Le travail temporaire représente aujourd’hui plus de 2,5 millions de missions annuelles en France, constituant un secteur d’activité majeur pour de nombreux professionnels en quête de flexibilité. Dans ce contexte particulier, le certificat de travail revêt une importance cruciale, bien que ses spécificités soient souvent méconnues des intérimaires. Contrairement aux idées reçues, ce document officiel ne se limite pas à une simple formalité administrative, mais constitue un véritable passeport professionnel attestant de votre expérience et de vos compétences acquises lors de missions temporaires.
L’agence d’intérim, en tant qu’employeur légal de l’intérimaire, assume des obligations strictes concernant la délivrance de ce certificat. Ces responsabilités diffèrent sensiblement de celles d’un employeur traditionnel, notamment en raison de la triangulation caractéristique du travail temporaire entre l’intérimaire, l’entreprise de travail temporaire et l’entreprise utilisatrice. Cette complexité juridique génère parfois des incompréhensions et des retards dans la remise des documents, d’où l’importance de connaître précisément vos droits et les recours disponibles.

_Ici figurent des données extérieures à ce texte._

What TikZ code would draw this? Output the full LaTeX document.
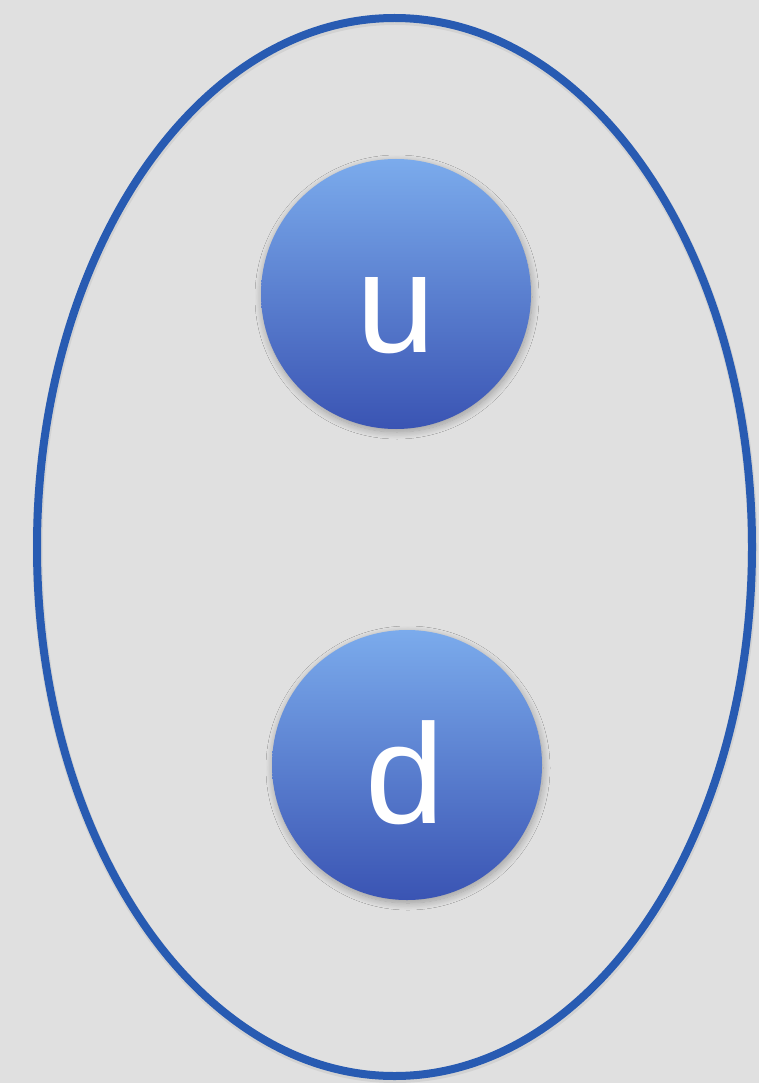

Obligations légales de l’employeur en matière de certificat de travail intérimaire
L’entreprise de travail temporaire endosse la responsabilité juridique complète de l’intérimaire pendant toute la durée de sa mission. Cette relation contractuelle implique des obligations spécifiques en matière de documentation professionnelle, particulièrement concernant la délivrance du certificat de travail. L’agence d’intérim doit respecter un cadre légal strict, défini par le Code du travail et adapté aux particularités du secteur temporaire.
Délais de remise selon l’article L1243-10 du code du travail
L’article L1243-10 du Code du travail établit clairement que le certificat de travail doit être remis à l’expiration du contrat de mission, c’est-à-dire dès la fin effective de votre dernière mission. Cette obligation s’applique immédiatement, sans délai de grâce pour l’agence d’intérim. Contrairement aux contrats permanents où la remise peut intervenir à la fin du préavis, le travail temporaire impose une délivrance instantanée du document.

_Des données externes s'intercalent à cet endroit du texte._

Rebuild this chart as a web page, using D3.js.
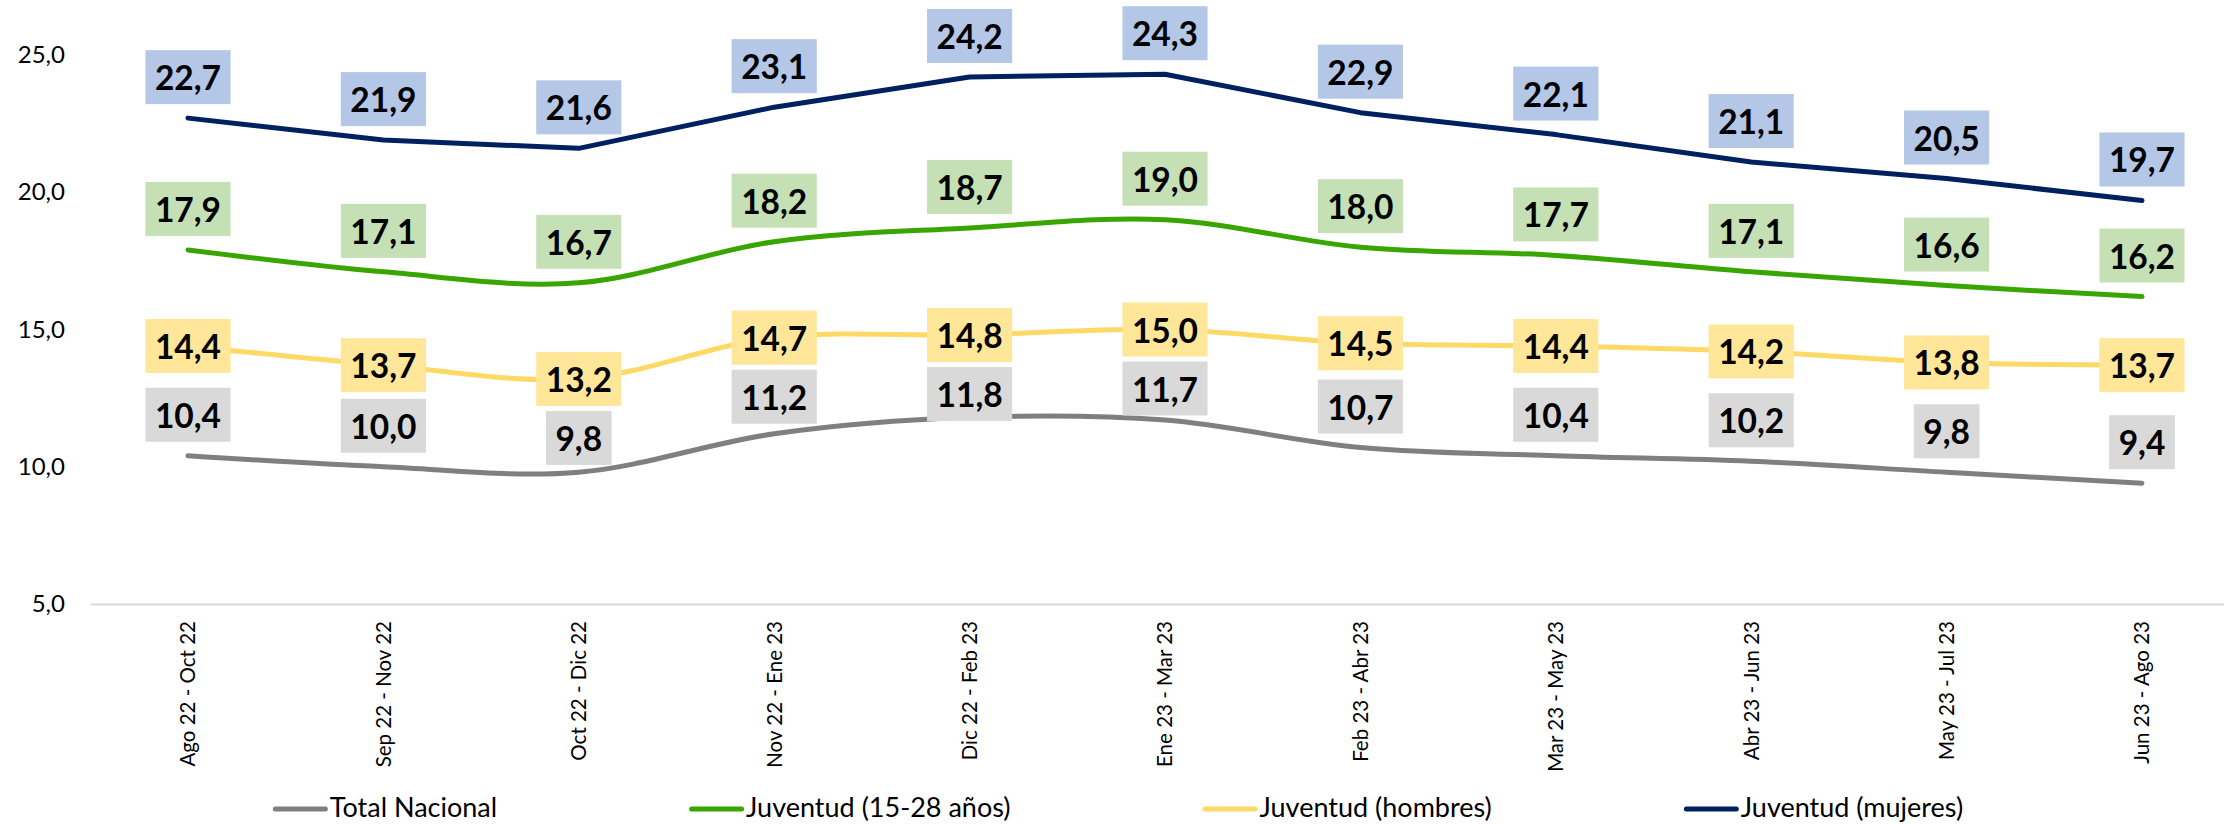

La jurisprudence précise que ce délai commence à courir dès la notification de fin de mission, qu’elle soit prévue contractuellement ou qu’elle résulte d’une rupture anticipée. L’agence ne peut invoquer des contraintes administratives ou organisationnelles pour retarder cette remise. En cas de missions successives chez le même employeur temporaire, un nouveau certificat doit être établi pour chaque contrat de mission distinct, sauf consolidation spécifique prévue par convention collective.
Contenu obligatoire et mentions légales requises par la loi
Le certificat de travail intérimaire doit contenir des informations précises et exhaustives, définies par l’article D1234-6 du Code du travail. Les mentions obligatoires incluent la date d’entrée et de sortie de chaque mission, la nature exacte des emplois occupés avec leurs périodes correspondantes, ainsi que les qualifications professionnelles exercées. Pour les intérimaires, cette exigence revêt une importance particulière car elle permet de valoriser la diversité des expériences acquises.
L’agence doit également mentionner le maintien gratuit des garanties de prévoyance et de complémentaire santé, conformément à l’article L911-8 du Code de la sécurité sociale. Cette portabilité, souvent négligée, représente pourtant un avantage significatif pour l’intérimaire en période d’intercontrat. Le document doit porter la signature du représentant légal de l’agence et comporter ses coordonnées complètes, ainsi que celles de l’intérimaire.
Le certificat de travail constitue la preuve officielle de l’expérience professionnelle acquise et conditionne l’accès à de nombreux dispositifs sociaux et professionnels.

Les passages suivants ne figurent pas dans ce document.